In a Bradley Lecture on May 8, David Brooks, senior editor of the Weekly Standard
, discussed the theme of his new book, Bobos in Paradise: The New Upper Class and How They Got There
(Simon & Schuster, 2000). Edited excerpts follow. There are two places in American culture where you can get the temperature of the new elite, the people who are really shaping society. One is the dining room of AEI, but the other is the New York Times wedding page, in many ways a perfect encapsulation of upper-class, upscale America.
Back in the 1950s, the page rarely listed jobs of the people getting married. Instead, it mentioned their connections, and ancestry was greatly important.
Today the page is very different. Its devotees call it the mergers and acquisitions page. Harvard marries Princeton, Fulbright marries Rhodes, Skadden Arps marries Salomon Brothers, magna cum laude marries magna cum laude.
These people may work eighty hours a week, and they may pull in a couple hundred thousand or million dollars a year, but of course they are not ambitious. Their success just sort of fell upon them from the sky as a freak of chance. They’re always described as wild spirits, originals.
A New Elite
What we have is a new elite, one based on education and not bloodlines. We’ve got vineyard-touring doctors, novel-writing lawyers, tenured gardening buffs, and literary realtors, and they form a new establishment.
The most striking characteristic of the new elite is that the old categories that once divided American life no longer make sense within this upscale community.
It used to be relatively easy to tell a bourgeois from a bohemian. The bourgeois were the square, practical ones. They lived in suburbs, went to church, worked in corporations. The bourgeois virtues are the shopkeeper virtues, the ones explicated by Benjamin Franklin. They are useful, prosaic virtues: self-discipline, frugality, order, punctuality, moderation, industry, temperance, fidelity, and faith. They have always been opposed by the bohemians, who loathed the bourgeois and thought them soul-destroying and tepid. So the bourgeois were materialists, and the bohemians were antimaterialists. The bourgeois were career-oriented, and the bohemians were experience-oriented.

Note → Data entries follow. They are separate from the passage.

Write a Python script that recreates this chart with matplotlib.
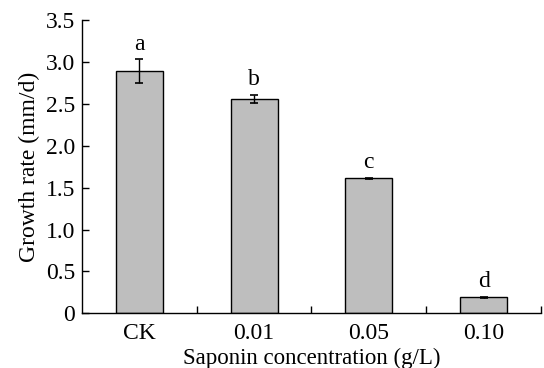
import matplotlib
matplotlib.use("Agg")
import matplotlib.pyplot as plt
import numpy as np
from matplotlib.ticker import FixedLocator, FuncFormatter

categories = ["CK", "0.01", "0.05", "0.10"]
growth = [2.89, 2.56, 1.61, 0.19]
errors = [0.14, 0.05, 0.01, 0.01]
letters = ["a", "b", "c", "d"]
yticks = [0, 0.5, 1.0, 1.5, 2.0, 2.5, 3.0, 3.5]

plt.rcParams['font.family'] = ['Liberation Serif', 'DejaVu Serif']
plt.rcParams['mathtext.fontset'] = 'stix'

fig = plt.figure(figsize=(5.44, 3.68), dpi=100)
ax = fig.add_axes([0.1507, 0.1486, 0.9945 - 0.1507, 0.9457 - 0.1486])

x = np.arange(len(categories))
ax.bar(x, growth, width=0.41, color="#bebebe", edgecolor="black", linewidth=1.0, zorder=2)
ax.errorbar(x, growth, yerr=errors, fmt="none", ecolor="black", elinewidth=1.0,
            capsize=3, capthick=1.2, zorder=3)
for xi, g, e, l in zip(x, growth, errors, letters):
    ax.text(xi, g + e + 0.05, l, ha="center", va="bottom", fontsize=17)

ax.set_xlim(-0.5, len(categories) - 0.5)
ax.set_ylim(0, 3.5)
ax.set_xticks(x)
ax.set_xticklabels(categories, fontsize=17)
ax.xaxis.set_minor_locator(FixedLocator(np.arange(0.5, len(categories) - 0.5 + 0.01, 1.0)))
ax.tick_params(axis="x", which="major", length=0, pad=7)
ax.tick_params(axis="x", which="minor", direction="in", length=5, width=1)
ax.set_yticks(yticks)
ax.yaxis.set_major_formatter(FuncFormatter(lambda v, p: "0" if v == 0 else f"{v:.1f}"))
ax.tick_params(axis="y", direction="in", length=5, width=1, labelsize=17, pad=5)

ax.spines["top"].set_visible(False)
ax.spines["right"].set_visible(False)
for s in ("left", "bottom"):
    ax.spines[s].set_linewidth(1.0)

ax.set_xlabel("Saponin concentration (g/L)", fontsize=16.5, labelpad=3)
ax.set_ylabel("Growth rate (mm/d)", fontsize=17, labelpad=4)

fig.savefig("out.png", dpi=100)
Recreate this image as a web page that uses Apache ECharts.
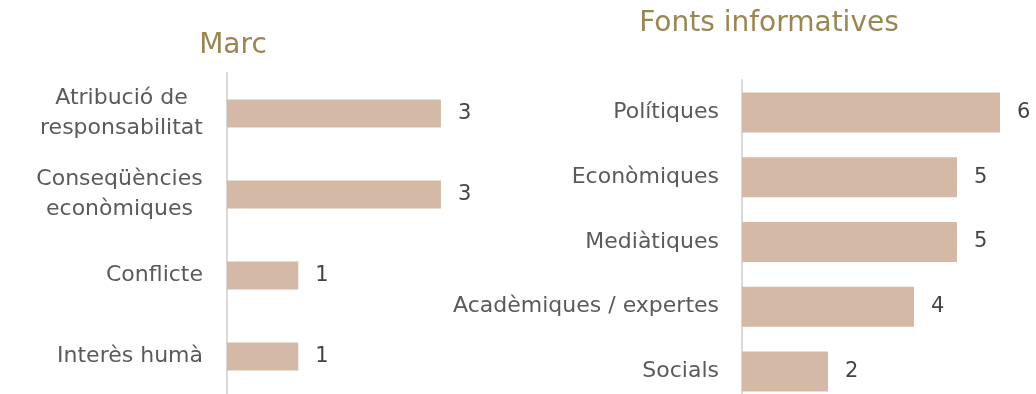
<!DOCTYPE html>
<html>
<head>
<meta charset="utf-8">
<script src="https://cdn.jsdelivr.net/npm/echarts@6/dist/echarts.min.js"></script>
<style>
  html, body { margin: 0; padding: 0; background: #ffffff; }
  #chart { width: 1036px; height: 394px; }
</style>
</head>
<body>
<div id="chart"></div>
<script>
// Framing categories and counts
const marcCategories = ['Atribució de\nresponsabilitat', 'Conseqüències\neconòmiques', 'Conflicte', 'Interès humà'];
const marcValues = [3, 3, 1, 1];

// Information sources and counts
const fontsCategories = ['Polítiques', 'Econòmiques', 'Mediàtiques', 'Acadèmiques / expertes', 'Socials'];
const fontsValues = [6, 5, 5, 4, 2];

const FONT = '"DejaVu Sans", "Noto Sans", sans-serif';
const LABEL_SIZE = 22;
const VALUE_SIZE = 21;
const BAR_COLOR = '#d3b9a6';
const TEXT_COLOR = '#5a5a5a';
const TITLE_COLOR = '#9a8652';

// measure text so multi-line labels can be centred as a block
const ctx = document.createElement('canvas').getContext('2d');
ctx.font = LABEL_SIZE + 'px ' + FONT;
function blockWidth(v) {
  return Math.ceil(Math.max.apply(null, v.split('\n').map(l => ctx.measureText(l).width)));
}
function centredLabel(v) {
  const lines = v.split('\n');
  if (lines.length === 1) return v;
  const w = blockWidth(v);
  return lines.map(l => '{c' + w + '|' + l + '}').join('\n');
}
const rich = {};
marcCategories.forEach(c => {
  if (c.indexOf('\n') >= 0) {
    const w = blockWidth(c);
    rich['c' + w] = { width: w, align: 'center', fontSize: LABEL_SIZE, fontFamily: FONT, color: TEXT_COLOR, lineHeight: 30 };
  }
});

const marcUnit = 71.3, fontsUnit = 43;
const marcMax = 4, fontsMax = 7;

const chart = echarts.init(document.getElementById('chart'), null, { renderer: 'canvas' });
chart.setOption({
  backgroundColor: '#ffffff',
  animation: false,
  textStyle: { fontFamily: FONT },
  title: [
    { text: 'Marc', left: 228, top: 27, textAlign: 'center',
      textStyle: { color: TITLE_COLOR, fontSize: 28, fontWeight: 'normal', fontFamily: FONT } },
    { text: 'Fonts informatives', left: 764, top: 5, textAlign: 'center',
      textStyle: { color: TITLE_COLOR, fontSize: 28, fontWeight: 'normal', fontFamily: FONT } }
  ],
  grid: [
    { left: 227, top: 73, width: marcMax * marcUnit, height: 324, outerBoundsMode: 'none' },
    { left: 742, top: 80, width: fontsMax * fontsUnit, height: 323.75, outerBoundsMode: 'none' }
  ],
  xAxis: [
    { gridIndex: 0, type: 'value', min: 0, max: marcMax, show: false },
    { gridIndex: 1, type: 'value', min: 0, max: fontsMax, show: false }
  ],
  yAxis: [
    { gridIndex: 0, type: 'category', inverse: true, data: marcCategories,
      axisLine: { show: true, lineStyle: { color: '#d9d9d9', width: 2 } },
      axisTick: { show: false },
      axisLabel: { margin: 24, color: TEXT_COLOR, fontSize: LABEL_SIZE, fontFamily: FONT,
        lineHeight: 30, formatter: centredLabel, rich: rich } },
    { gridIndex: 1, type: 'category', inverse: true, data: fontsCategories,
      axisLine: { show: true, lineStyle: { color: '#d9d9d9', width: 2 } },
      axisTick: { show: false },
      axisLabel: { margin: 23, color: TEXT_COLOR, fontSize: LABEL_SIZE, fontFamily: FONT } }
  ],
  series: [
    { type: 'bar', xAxisIndex: 0, yAxisIndex: 0, data: marcValues, barWidth: 28,
      itemStyle: { color: BAR_COLOR },
      label: { show: true, position: 'right', distance: 17, color: '#444444', fontSize: VALUE_SIZE, fontFamily: FONT } },
    { type: 'bar', xAxisIndex: 1, yAxisIndex: 1, data: fontsValues, barWidth: 40,
      itemStyle: { color: BAR_COLOR },
      label: { show: true, position: 'right', distance: 17, color: '#444444', fontSize: VALUE_SIZE, fontFamily: FONT } }
  ]
});
</script>
</body>
</html>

But if you look around today, those old categories are blurred, and you find everywhere the same culture. It goes deeper than consumption, into intellectual life, religion, business, pleasure, and work. And what you find are bourgeois and bohemian values intermingled in all of them, down to the way politics is practiced.
This is a cultural consequence of the information age. The keystone of the age is that ideas and creativity are as important as finance capital and natural resources to producing wealth, and therefore the people who really succeed in this world are people who can take ideas and emotions and turn them into products. Such people have one foot in the world of creativity, which is the world of bohemia, and one foot in the world of the marketplace. They are designing webpages or magazines or advertising campaigns, or what have you. But they have a university-based ethos, and they are now selling stuff and getting rich off of that.
Who Won the Culture War?
Well, then, who won the culture war: the bourgeois or the bohemians? You can drive yourself crazy talking about that, because the outcome of that conflict is a synthesis, a blurring, and there are bourgeois and bohemian notions mixed up in many of us.
Conservatives have tended to look on the dark side and to think that the bourgeois, the
great ally of conservatives, lost the culture war and that the bourgeois virtues, which were the mainstay of America, have been swept away.
But could America really be as productive today as it is if that were so? I think probably not. And I argue in the book that, at the core, the bourgeois actually won the culture war, because the core of the bohemian complaint was that commercial life, that business life, was soul-destroying.
But now the people who were most vociferous about how soul-destroying it was think it’s fantastic, so long as you can go to work in blue jeans and hiking boots and glacier glasses—as if a giant wall of ice was about to come down in the parking lot in the middle of lunch hour. And now people in places like Berkeley and Burlington, Vermont, have embraced worldly ambitions. They have accepted the wisdom and judgments of the marketplace about who succeeds and who doesn’t.
Business has unprecedented prestige today. I think there are fewer mortal enemies of capitalism today then there have been at any time in the past hundred years.